# RIP Malcolm Douglas



## ArWeTherYet (Mar 25, 2007)

Bugger.
I reckon Malcolms were the best of any of those types of shows.


----------



## Ado (Mar 31, 2008)

Tragic.

But a life well lived is far better than a long one. The mass of one's life is a better measure than length. Malcolm's life was indeed massive. A great loss.


----------



## garmac (Oct 5, 2008)

Another source confirms.

http://www.heraldsun.com.au/news/nation ... 5928297896

Sad day. Grew up watching his shows.


----------



## Squidder (Sep 2, 2005)

RIP Malcolm. Unlike a lot of pretenders of today this bloke was the real deal. A true pioneer. May his memory live on.


----------



## Frocklizard (Aug 19, 2010)

I'm shattered he was an absolute legend the best if I could of spent 
A month with anyone in the wilderness he's the man


----------



## wopfish (Dec 4, 2006)

What a great out doorsman - great Aussie too - better than your bushtuckerman and steve irwin combined... bye bye Malc


----------



## wopfish (Dec 4, 2006)

my hero


----------



## Scott (Aug 29, 2005)

wopfish said:


> my hero


ditto, i loved him as a kid and appreciated him more as an adult. Gave me my love of the bush and Kelpies and cattle dogs.


----------



## action1974 (Sep 3, 2008)

Devastated! I remember seeing him catch fish(barra or trevally maybe) in the Kimberly with a bit of plastic bag on a jig head, awesome! RIP.


----------



## Ranger (May 31, 2008)

For once I just don't know what to say!...................BUGGER! 

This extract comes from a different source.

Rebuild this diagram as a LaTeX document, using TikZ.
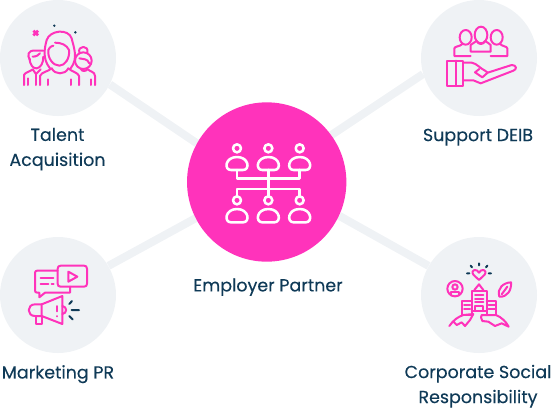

I'll certainly be raising a glass to the loss of a great Australian.


----------



## paffoh (Aug 24, 2006)

Without sounding cliche, what a ledgend.

That typical production quality of 80's tv, coupled with his lanky frame and dusty dog was a real winner.

I look forward to the you tube montage.


----------



## bungy (Jan 1, 2008)

This is realy sad news...Malcolm was a true AUSTRALIAN BLOKE Loved his show and listend to what he had to say....


----------



## redman (Jun 5, 2008)

One of our Aussie Icons and someone who represented what this COuntry is all about. To go out like he did is a crying shame.......RIP 

TIme to buy the DVD set and reminisce.....


----------



## Seagull (Dec 21, 2009)

What a shame, i also used to grow up watching him and loved his adventures, that episode when he made lures out of foil, tinsel and plastic bags and caught fish was awesome! Also when he use to sleep in a ring of fire with his dog on the beach was particularly cool.


----------



## snapperz (Dec 31, 2008)

What everyone else said.Legend,true aussie,real deal,inspiration.Anyone who can catch a fish with a bit of foil cut out of a milo tin and wrapped around a hook is a legend in my book.




































R.I.P.OLD MATE.


----------



## imnotoriginal (Jan 13, 2008)

A terrible loss. His shows were fantastic, they had an honesty no other show could capture. I still remember his show where he visited MacArthur Reef, what a great adventure. RIP Malcolm
Joel


----------



## wobbly (Jun 13, 2007)

A great man.
A great leader.
A man's man.

And a massive loss to the country and its people.

RIP


----------



## Buff (Dec 31, 2005)

occy said:


> That man was a real legend, and I don't mean the wankers people seem to give that monikker to today.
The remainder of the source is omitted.